Peter Stiegnitz (September 30, 1936, Budapest - January 20, 2017, Vienna) was an Austrian author, civil servant, and sociologist known for his groundbreaking work in the field of Mentiology.

Life: Peter Stiegnitz's lifelong fascination with the subject of deception was deeply rooted in a personal experience during his childhood. In 1944, when facing the imminent threat of deportation to a concentration camp, he saved his own life by answering "no" to the question of whether he was Jewish, using a necessary falsehood. This pivotal moment drove his exploration of lies and led to the coining of the term Mentiology, a discipline bridging the realms of social sciences and psychology.

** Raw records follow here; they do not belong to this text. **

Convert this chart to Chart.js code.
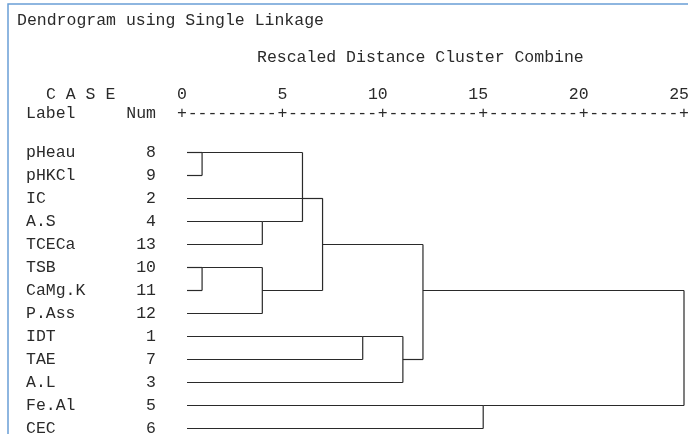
<!DOCTYPE html>
<html>
<head>
<meta charset="utf-8">
<script src="https://cdn.jsdelivr.net/npm/chart.js@4"></script>
<style>
  html, body { margin: 0; padding: 0; background: #fff; }
</style>
</head>
<body>
<canvas id="dendro" width="688" height="434"></canvas>
<script>
// cases, top to bottom as they appear in the dendrogram
const caseLabels = ["pHeau", "pHKCl", "IC", "A.S", "TCECa", "TSB", "CaMg.K", "P.Ass", "IDT", "TAE", "A.L", "Fe.Al", "CEC"];
const caseNums = [8, 9, 2, 4, 13, 10, 11, 12, 1, 7, 3, 5, 6];

// merges: node ids 0..12 are the cases, merge k makes node 13 + k
const mergeLeft  = [0, 5, 3, 14, 13, 2, 18, 8, 20, 19, 11, 22];
const mergeRight = [1, 6, 4, 7, 15, 17, 16, 9, 10, 21, 12, 23];
const mergeDist  = [1, 1, 4, 4, 6, 7, 7, 9, 11, 12, 15, 25];
const mergeRow   = [0, 5, 3, 6, 2, 2, 4, 8, 9, 6, 11, 8];

const axisTicks = [0, 5, 10, 15, 20, 25];
const leafStart = 0.25;

const FONT = "'Courier New', 'Liberation Mono', monospace";
const FSIZE = 16.5;
const INK = "#2a2a2a";

// build the line segments from the merge table
const nodeX = caseLabels.map(() => leafStart);
const nodeRow = caseLabels.map((_, i) => i);
const segments = [];
mergeDist.forEach((d, k) => {
    const a = mergeLeft[k], b = mergeRight[k];
    segments.push([{x: nodeX[a], y: nodeRow[a]}, {x: d, y: nodeRow[a]}]);
    segments.push([{x: nodeX[b], y: nodeRow[b]}, {x: d, y: nodeRow[b]}]);
    segments.push([{x: d, y: nodeRow[a]}, {x: d, y: nodeRow[b]}]);
    nodeX.push(d);
    nodeRow.push(mergeRow[k]);
});

const datasets = segments.map(seg => ({
    data: seg,
    showLine: true,
    borderColor: INK,
    borderWidth: 1.2,
    pointRadius: 0,
    clip: false
}));

const frame = {
    id: "frame",
    beforeDraw(chart) {
        const ctx = chart.ctx;
        ctx.save();
        ctx.fillStyle = "#fff";
        ctx.fillRect(0, 0, chart.width, chart.height);
        ctx.strokeStyle = "#6a9fd6";
        ctx.lineWidth = 1.5;
        ctx.beginPath();
        ctx.moveTo(8, chart.height);
        ctx.lineTo(8, 4);
        ctx.lineTo(chart.width, 4);
        ctx.stroke();
        ctx.restore();
    },
    afterDraw(chart) {
        const ctx = chart.ctx;
        const xs = chart.scales.x, ys = chart.scales.y;
        ctx.save();
        ctx.fillStyle = INK;
        ctx.font = FSIZE + "px " + FONT;
        ctx.textBaseline = "alphabetic";
        ctx.textAlign = "left";
        ctx.fillText("Dendrogram using Single Linkage", 17, 25);
        ctx.fillText("Rescaled Distance Cluster Combine", 257, 62);
        ctx.fillText("C A S E", 46, 99);
        ctx.fillText("Label", 26, 118);
        ctx.textAlign = "right";
        ctx.fillText("Num", 156, 118);
        // tick numbers: last digit sits over the "+"
        const half = ctx.measureText("0").width / 2;
        axisTicks.forEach(v => {
            ctx.fillText(String(v), xs.getPixelForValue(v) + half, 99);
        });
        ctx.textAlign = "center";
        axisTicks.forEach((v, i) => {
            const px = xs.getPixelForValue(v);
            ctx.fillText("+", px, 118);
            if (i < axisTicks.length - 1) {
                const nx = xs.getPixelForValue(axisTicks[i + 1]);
                ctx.fillText("---------", (px + nx) / 2, 118);
            }
        });
        // case rows
        ctx.textBaseline = "middle";
        caseLabels.forEach((lab, i) => {
            const py = ys.getPixelForValue(i);
            ctx.textAlign = "left";
            ctx.fillText(lab, 26, py);
            ctx.textAlign = "right";
            ctx.fillText(String(caseNums[i]), 156, py);
        });
        ctx.restore();
    }
};

new Chart(document.getElementById("dendro"), {
    type: "scatter",
    data: { datasets: datasets },
    options: {
        responsive: false,
        animation: false,
        layout: { padding: { left: 182, right: 4, top: 152.5, bottom: 5.5 } },
        scales: {
            x: { type: "linear", min: 0, max: 25, display: false },
            y: { type: "linear", min: 0, max: 12, reverse: true, display: false }
        },
        plugins: {
            legend: { display: false },
            tooltip: { enabled: false }
        }
    },
    plugins: [frame]
});
</script>
</body>
</html>
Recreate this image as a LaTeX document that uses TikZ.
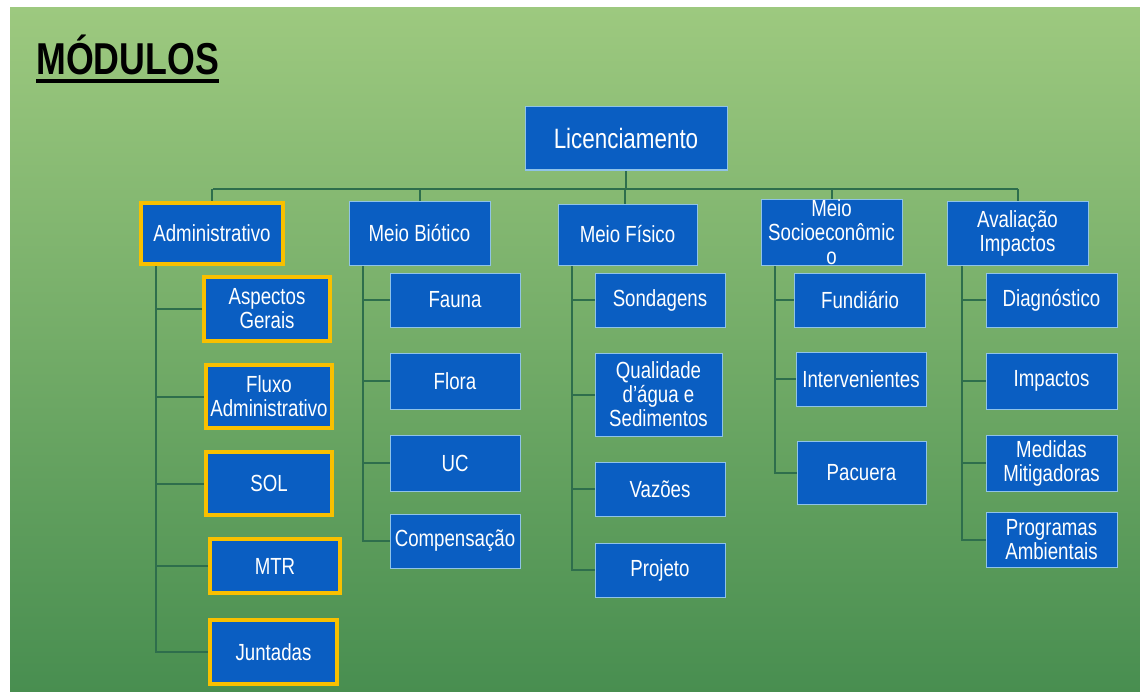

Mentiology: Stiegnitz's Mentiology delved into various aspects of deception, including its social implications from an emotional perspective, its correlation with attributions about the behavior of others, its influence on decision-making processes in individuals and groups (such as collective lies and conformity behavior), its relationship with communication, and its role in reinforcing prejudices and its connection to discrimination. He also explored gender-specific lying behaviors, nonverbal communication in the context of deception, methods for detecting lies (like lie detectors), and the values and norms surrounding dishonesty. Notably, Stiegnitz referred to "truth" as the "elastic sibling of deception," symbolizing its flexible nature caught between the poles of falsehood and reality.